A Calvinist Response to Universalism

A Calvinist Response to Universalism July 21, 2011

In the book, Universal Salvation?: The Current Debate, edited by Robin Parry (aka, Gregory Macdonald) and Christopher Partridge, Daniel F. Strange, a UK Calvinist, responds to Thomas Talbott’s universalism. I cannot possibly enter into the intricacies of the issues here so I will do my best to sketch the major ideas in Strange’s case against Talbott and universalism. Of all the responses to these issues, this is one of the first by a Calvinist that willingly (and truly) embraces Calvinistic categories of particular redemption. Most of those who responded to Rob Bell did so on non-Calvinists bases, and had they operated as consistent Calvinists the debate would have been much simpler.

Do you think Strange has adequately responded to Talbott? What do you think of his three-fold breakdown of the kinds of God’s love? What about his idea that if Christ died for all, then universalism is true? [He disagrees since he doesn’t think Christ died for all.]

First, Strange is a compatibilist: that is, he thinks God’s complete sovereignty and the presence of evil are compatible without making God the author of evil; he thinks the freedom of humans cannot be explained coherently or biblically in the libertarian theory of freedom, and this means that humans are not free to act outside God’s control or outside human nature); and the final explanation for a theodicy — the reality of evil in a world made by God — is not to be found in freewill but in the sovereignty of God.

Second, he thinks Talbott minimizes the sinfulness of sin and does not see that God’s punishment against sin is not remedial or restorative but retributive as an overflow of the wrath of God against human rebellion against God’s glory. Hell is God’s undiluted anger against sinners. And he think sinners, after death, are irremediably and incurably sunk into rebellion forever. This justifies endless punishment (he cites Revelation 22:11). The sinner wants to live forever in order to sin forever. In addition, Strange says Talbott minimizes propitiation — that on the cross God poured out his wrath against sin and that Christ absorbed that wrath — and Strange thinks this is “the most important concept” of the atonement. But he also affirms the view that sin against an infinite being entails an infinite/eternal/endless punishment.

Third, in what will be perhaps the most controversial part of Strange’s response, he completely disagrees with Talbott’s view of love (which has to do with God, by nature, acting for the good of humans). God’s necessary love is only for himself, within the Trinity. And here is a critical factor, and I’m wondering if you think it is justifiable to call God “love” (God is love) and uphold this view: “God’s decrees of creation and redemption are not necessary because if they were God would be constrained by them” (156).  Thus, from the next page, “God does not have to love all of humanity (and eventually save them) for him to be love.” Mercy means God is giving someone what they do not deserve, so love for those in need is not necessary but chosen in the freedom of God. This leads Strange to three “kinds” of love:

1. God loves within the Trinity necessarily. God can do or be no other than love.
2. God loves providentially in a universal manner but this providential love is non-saving.

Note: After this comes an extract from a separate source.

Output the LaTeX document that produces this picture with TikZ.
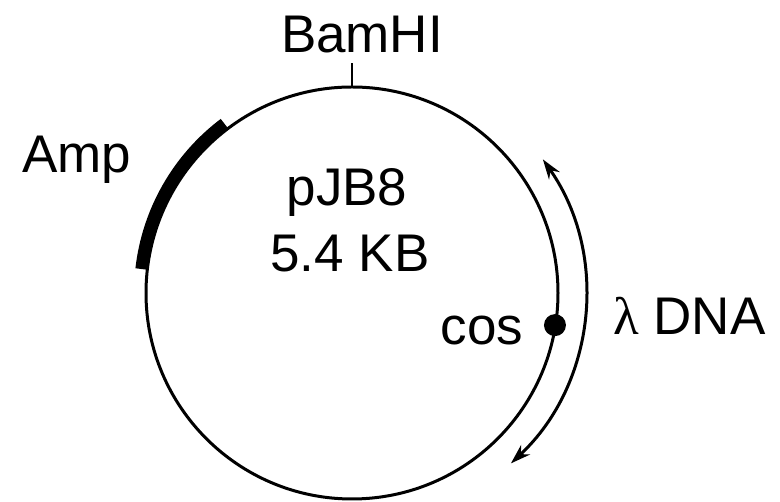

This is common grace and in this God restrains sin and wrath and blesses.
3. God loves specially but not necessarily, in a saving way, those who are objects of his grace for salvation. In other words, saving love is for the elect and for the elect only. This leads, logically, to the view that Christ died only for the elect; and Strange argues that if Christ died for all, all are saved — all would then be objects of God’s saving grace. And I have to say Strange paints himself into a corner but he does so on the basis of his theology, but what he says means those of us who read 1 John 2:2 differently, and I’ve never read one good Calvinist explanation that truly explains this text: “He is the atoning sacrifice for our sins, and not only for ours but also for the sins of the whole world.”

Strange’s piece frustrated me because it was so absent of biblical evidence and exegesis; he passed this off into footnotes but methodologically I’d have preferred more. More importantly, I’m unconvinced that Strange does not come passingly close to denying the simplicity of God: if God is love, God is always love, and it seems to me he makes God sometimes loving and sometimes not loving. That three-fold division requires more explanation for me in the context of God’s utter simplicity of love. But this is not my response to Strange, but Strange’s response to Talbott. It’s an excellent Calvinist response.